Background: Cost data in healthcare are often skewed across patients. Thus, researchers have used either a log transformation of the dependent variable or generalized linear models with log links. However, frequently these non-linear approaches produce non-linear incremental effects: the incremental effects differ at different levels of the covariates, and this can cause dramatic effects on predicted cost.
Objectives: The aim of this study was to demonstrate that when modelling skewed data, log link functions or log transformations are not necessary and have unintended effects.
Methods: We simulated cost data using a linear model with a 'treatment', a covariate and a specified number of observations with excessive cost (skewed data). We also used actual data from a pain-relief intervention among hip-replacement patients. We then estimated cost models using various functional approaches suggested to handle skew and calculated the incremental cost of treatment at various levels of the covariate(s).
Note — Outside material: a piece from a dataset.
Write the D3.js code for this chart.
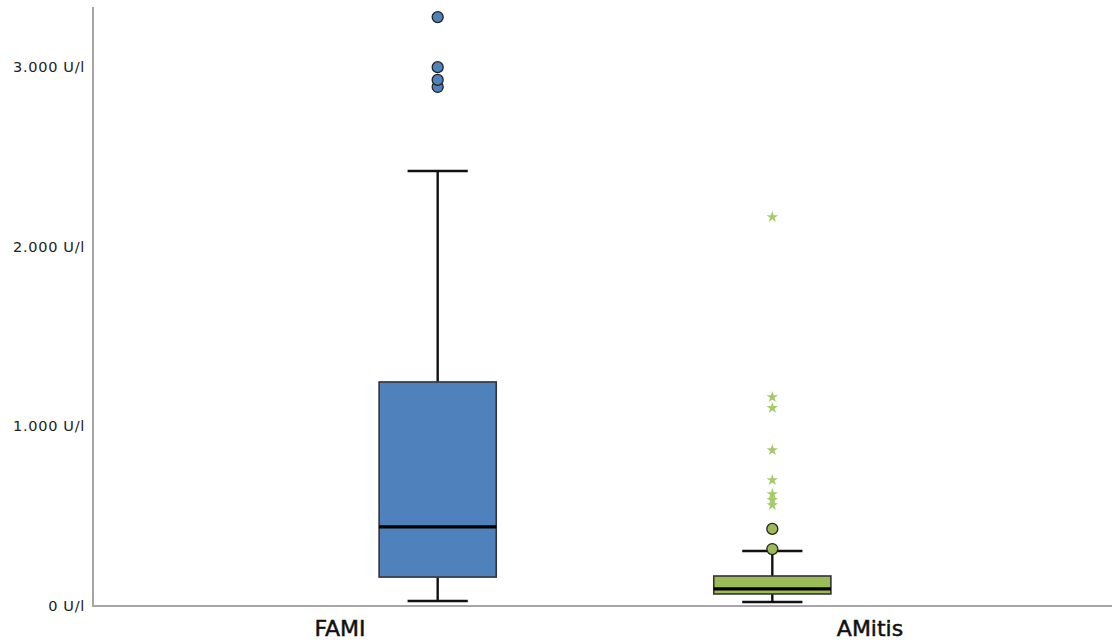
<!DOCTYPE html>
<html>
<head>
<meta charset="utf-8">
<script src="https://cdn.jsdelivr.net/npm/d3@7"></script>
<style>
  html, body { margin: 0; padding: 0; background: #fff; }
  svg { display: block; }
</style>
</head>
<body>
<svg id="chart" width="1112" height="641"></svg>
<script>
// Groups and their five-number summaries (U/l)
const groups = ["FAMI", "AMitis"];
const lowerWhisker = [28, 22];
const q1 = [161, 67];
const median = [440, 95];
const q3 = [1247, 167];
const upperWhisker = [2421, 306];
// Mild outliers (circles) and extreme outliers (stars)
const outliersFAMI = [2889, 2928, 2999, 3278];
const outliersAMitis = [317, 429];
const extremesFAMI = [];
const extremesAMitis = [562, 590, 623, 701, 868, 1102, 1163, 2165];
const yTicks = [0, 1000, 2000, 3000];
const fills = ["#4f81bd", "#9bbb59"];

const outliers = [outliersFAMI, outliersAMitis];
const extremes = [extremesFAMI, extremesAMitis];

(function draw() {
  const svg = d3.select("#chart");
  const W = 1112;
  const mLeft = 93, mBottom = 606, mTop = 7;

  const y = d3.scaleLinear().domain([0, 3334]).range([mBottom, mTop]);
  const xBox = d3.scalePoint().domain(groups).range([mLeft, W + 5]).padding(1.03);
  const xLab = d3.scalePoint().domain(groups).range([mLeft, W + 5]).padding(0.466);
  const step = xBox.step();
  const boxW = step * 0.35;
  const capW = step * 0.18;

  // Axis lines
  svg.append("line").attr("x1", mLeft).attr("x2", mLeft).attr("y1", mTop).attr("y2", mBottom + 1)
    .attr("stroke", "#a6a6a6").attr("stroke-width", 2);
  svg.append("line").attr("x1", mLeft).attr("x2", W).attr("y1", mBottom).attr("y2", mBottom)
    .attr("stroke", "#a6a6a6").attr("stroke-width", 2);

  // Y tick labels
  const fmt = v => d3.format(",")(v).replace(/,/g, ".") + " U/l";
  svg.append("g").selectAll("text").data(yTicks).join("text")
    .attr("x", mLeft - 8).attr("y", d => y(d)).attr("dy", "0.35em")
    .attr("text-anchor", "end")
    .attr("font-family", "DejaVu Sans, sans-serif").attr("font-size", 14.5)
    .attr("letter-spacing", 0.7)
    .attr("fill", "#222").text(fmt);

  // Category labels
  svg.append("g").selectAll("text").data(groups).join("text")
    .attr("x", d => xLab(d)).attr("y", 636)
    .attr("text-anchor", "middle")
    .attr("font-family", "DejaVu Sans, sans-serif").attr("font-size", 22)
    .attr("fill", "#111").attr("stroke", "#111").attr("stroke-width", 0.5)
    .text(d => d);

  const star = d3.symbol().type(d3.symbolStar).size(42);

  groups.forEach((g, i) => {
    const cx = xBox(g);
    const grp = svg.append("g");
    // whisker stems
    grp.append("line").attr("x1", cx).attr("x2", cx)
      .attr("y1", y(upperWhisker[i])).attr("y2", y(q3[i]))
      .attr("stroke", "#111").attr("stroke-width", 2.4);
    grp.append("line").attr("x1", cx).attr("x2", cx)
      .attr("y1", y(q1[i])).attr("y2", y(lowerWhisker[i]))
      .attr("stroke", "#111").attr("stroke-width", 2.4);
    // caps
    [upperWhisker[i], lowerWhisker[i]].forEach(v => {
      grp.append("line").attr("x1", cx - capW / 2).attr("x2", cx + capW / 2)
        .attr("y1", y(v)).attr("y2", y(v))
        .attr("stroke", "#111").attr("stroke-width", 2.4);
    });
    // box
    grp.append("rect").attr("x", cx - boxW / 2).attr("width", boxW)
      .attr("y", y(q3[i])).attr("height", y(q1[i]) - y(q3[i]))
      .attr("fill", fills[i]).attr("stroke", "#333").attr("stroke-width", 1.6);
    // median
    grp.append("line").attr("x1", cx - boxW / 2).attr("x2", cx + boxW / 2)
      .attr("y1", y(median[i])).attr("y2", y(median[i]))
      .attr("stroke", "#000").attr("stroke-width", 3.2);
    // outliers
    grp.selectAll("circle").data(outliers[i]).join("circle")
      .attr("cx", cx).attr("cy", d => y(d)).attr("r", 5.5)
      .attr("fill", fills[i]).attr("stroke", "#222").attr("stroke-width", 1.3);
    // extremes
    grp.selectAll("path.ext").data(extremes[i]).join("path").attr("class", "ext")
      .attr("d", star).attr("transform", d => `translate(${cx},${y(d)})`)
      .attr("fill", "#a6c96a");
  });
})();
</script>
</body>
</html>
Results: All of these methods provide unbiased estimates of the incremental effect of treatment on costs at the mean level of the covariate. However, in some log-based models the implied incremental treatment cost doubled between extreme low and high values of the covariate in a manner inconsistent with the underlying linear model.
Conclusions: Although specification checks are always needed, the potential for misleading incremental estimates resulting from log-based specifications is often ignored. In this era of cost containment and comparisons of treatment effectiveness it is vital that researchers and policymakers understand the limitation of the inferences that can be made using log-based models for patients whose characteristics differ from the sample mean.